I am lucky in that where I live and write there is silence – there’s no traffic noise, very occasionally the grandchildren of the family in the next house along the road play in their garden… but today there is silence.  Perfect for hearing this version of this song.  The giant trees at the far end of the garden wave very slightly in the breeze as if in understanding.

This music is so restrained, so gorgeous, … I imagine it has to be heard in the right circumstances.  Only the end, the last two chords, seem to offer a foreboding of something going wrong.   But let’s not dwell on that.

Els Miralls de Dylan

This band perform in Catalan, which (surely obviously) I don’t speak but that never worries me especially, for it is the gorgeous sound of the accompaniment and the exquisite harmonies that draws one in.  Indeed I find I don’t actually need the lyrics; this is just a total sound.  A gorgeous end too, on that hovering unresolved chord with the briefest of resolutions just when I thought there wasn’t going to be one.

The Casual Lean

One wouldn’t actually expect an indie rock band from Massachusetts to pick on this song, and they’ve added a level of aggression to the song, which was certainly unexpected, at least by me.  The gentleness has gone, and yet it doesn’t sound inappropriate, and maybe that is the secret of so much of Dylan’s music.  He really has so often given us songs that could be treated in a multiplicity of ways, and still make sense.

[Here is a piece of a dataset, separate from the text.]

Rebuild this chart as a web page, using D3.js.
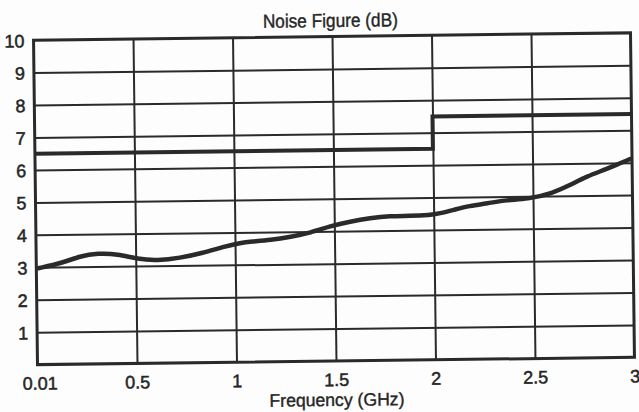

I’m not sure that they don’t take it too far in the penultimate verse, but it made me pause and think and while in the end I do feel they had pushed the idea more than I wanted, I’m still glad I listened.

Wiehe & Forsberg

I was really pleased to have another version of the song to perform after the Casual Lean’s approach, for I felt a definite need to be taken back down.   And this version Swedish does create a real sense of emptiness – a feeling of what eventually happened between the couple afterwards, which of course was not there at the start.   There’s a bleakness here which is interesting to hear today – but I am not sure I would have enjoyed it when I first started this series during the lockdown period in England and I was, in a very real sense, totally on my own.